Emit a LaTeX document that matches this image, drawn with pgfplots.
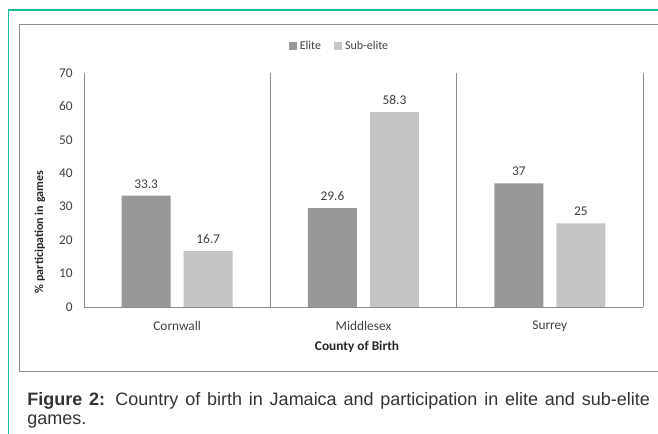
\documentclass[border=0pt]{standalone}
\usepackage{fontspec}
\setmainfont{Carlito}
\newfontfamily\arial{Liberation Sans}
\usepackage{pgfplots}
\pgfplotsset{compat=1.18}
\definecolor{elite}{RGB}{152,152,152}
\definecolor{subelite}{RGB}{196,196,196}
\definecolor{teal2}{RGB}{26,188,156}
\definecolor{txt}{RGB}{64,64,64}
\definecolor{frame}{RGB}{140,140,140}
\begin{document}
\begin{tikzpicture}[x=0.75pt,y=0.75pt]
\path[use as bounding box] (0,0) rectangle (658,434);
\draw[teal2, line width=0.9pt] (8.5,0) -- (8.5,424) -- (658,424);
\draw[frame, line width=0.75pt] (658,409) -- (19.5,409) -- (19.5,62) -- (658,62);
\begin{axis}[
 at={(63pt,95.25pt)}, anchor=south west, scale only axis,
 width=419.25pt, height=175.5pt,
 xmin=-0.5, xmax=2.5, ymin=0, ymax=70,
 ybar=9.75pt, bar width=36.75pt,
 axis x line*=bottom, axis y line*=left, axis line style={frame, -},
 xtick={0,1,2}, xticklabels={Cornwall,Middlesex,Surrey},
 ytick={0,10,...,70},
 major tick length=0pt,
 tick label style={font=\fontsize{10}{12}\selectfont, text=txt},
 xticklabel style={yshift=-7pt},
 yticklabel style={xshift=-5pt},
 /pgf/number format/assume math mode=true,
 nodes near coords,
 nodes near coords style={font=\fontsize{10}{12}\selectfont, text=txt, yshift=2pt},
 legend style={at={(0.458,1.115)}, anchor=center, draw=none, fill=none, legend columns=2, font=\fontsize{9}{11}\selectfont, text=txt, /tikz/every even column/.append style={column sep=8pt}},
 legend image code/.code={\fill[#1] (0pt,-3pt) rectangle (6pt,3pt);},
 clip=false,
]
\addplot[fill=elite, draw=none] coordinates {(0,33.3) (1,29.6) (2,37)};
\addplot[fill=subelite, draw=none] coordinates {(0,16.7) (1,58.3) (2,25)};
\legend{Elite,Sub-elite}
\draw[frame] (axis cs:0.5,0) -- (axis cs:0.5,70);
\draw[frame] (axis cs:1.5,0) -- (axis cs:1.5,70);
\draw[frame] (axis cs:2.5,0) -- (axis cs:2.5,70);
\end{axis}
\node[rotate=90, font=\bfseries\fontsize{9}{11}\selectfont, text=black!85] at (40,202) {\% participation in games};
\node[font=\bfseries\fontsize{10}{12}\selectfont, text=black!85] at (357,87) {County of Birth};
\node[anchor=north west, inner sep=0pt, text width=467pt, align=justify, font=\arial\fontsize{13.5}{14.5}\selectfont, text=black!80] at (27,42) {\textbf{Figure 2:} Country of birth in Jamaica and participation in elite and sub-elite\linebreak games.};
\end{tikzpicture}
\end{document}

┄┄┄┄┄┄

EXERCISE TASK:
Write out the material above again, word for word, minus its pictures.

COMPLETED TASK:
Emit a LaTeX document that matches this image, drawn with pgfplots.
\documentclass[border=0pt]{standalone}
\usepackage{fontspec}
\setmainfont{Carlito}
\newfontfamily\arial{Liberation Sans}
\usepackage{pgfplots}
\pgfplotsset{compat=1.18}
\definecolor{elite}{RGB}{152,152,152}
\definecolor{subelite}{RGB}{196,196,196}
\definecolor{teal2}{RGB}{26,188,156}
\definecolor{txt}{RGB}{64,64,64}
\definecolor{frame}{RGB}{140,140,140}
\begin{document}
\begin{tikzpicture}[x=0.75pt,y=0.75pt]
\path[use as bounding box] (0,0) rectangle (658,434);
\draw[teal2, line width=0.9pt] (8.5,0) -- (8.5,424) -- (658,424);
\draw[frame, line width=0.75pt] (658,409) -- (19.5,409) -- (19.5,62) -- (658,62);
\begin{axis}[
 at={(63pt,95.25pt)}, anchor=south west, scale only axis,
 width=419.25pt, height=175.5pt,
 xmin=-0.5, xmax=2.5, ymin=0, ymax=70,
 ybar=9.75pt, bar width=36.75pt,
 axis x line*=bottom, axis y line*=left, axis line style={frame, -},
 xtick={0,1,2}, xticklabels={Cornwall,Middlesex,Surrey},
 ytick={0,10,...,70},
 major tick length=0pt,
 tick label style={font=\fontsize{10}{12}\selectfont, text=txt},
 xticklabel style={yshift=-7pt},
 yticklabel style={xshift=-5pt},
 /pgf/number format/assume math mode=true,
 nodes near coords,
 nodes near coords style={font=\fontsize{10}{12}\selectfont, text=txt, yshift=2pt},
 legend style={at={(0.458,1.115)}, anchor=center, draw=none, fill=none, legend columns=2, font=\fontsize{9}{11}\selectfont, text=txt, /tikz/every even column/.append style={column sep=8pt}},
 legend image code/.code={\fill[#1] (0pt,-3pt) rectangle (6pt,3pt);},
 clip=false,
]
\addplot[fill=elite, draw=none] coordinates {(0,33.3) (1,29.6) (2,37)};
\addplot[fill=subelite, draw=none] coordinates {(0,16.7) (1,58.3) (2,25)};
\legend{Elite,Sub-elite}
\draw[frame] (axis cs:0.5,0) -- (axis cs:0.5,70);
\draw[frame] (axis cs:1.5,0) -- (axis cs:1.5,70);
\draw[frame] (axis cs:2.5,0) -- (axis cs:2.5,70);
\end{axis}
\node[rotate=90, font=\bfseries\fontsize{9}{11}\selectfont, text=black!85] at (40,202) {\% participation in games};
\node[font=\bfseries\fontsize{10}{12}\selectfont, text=black!85] at (357,87) {County of Birth};
\node[anchor=north west, inner sep=0pt, text width=467pt, align=justify, font=\arial\fontsize{13.5}{14.5}\selectfont, text=black!80] at (27,42) {\textbf{Figure 2:} Country of birth in Jamaica and participation in elite and sub-elite\linebreak games.};
\end{tikzpicture}
\end{document}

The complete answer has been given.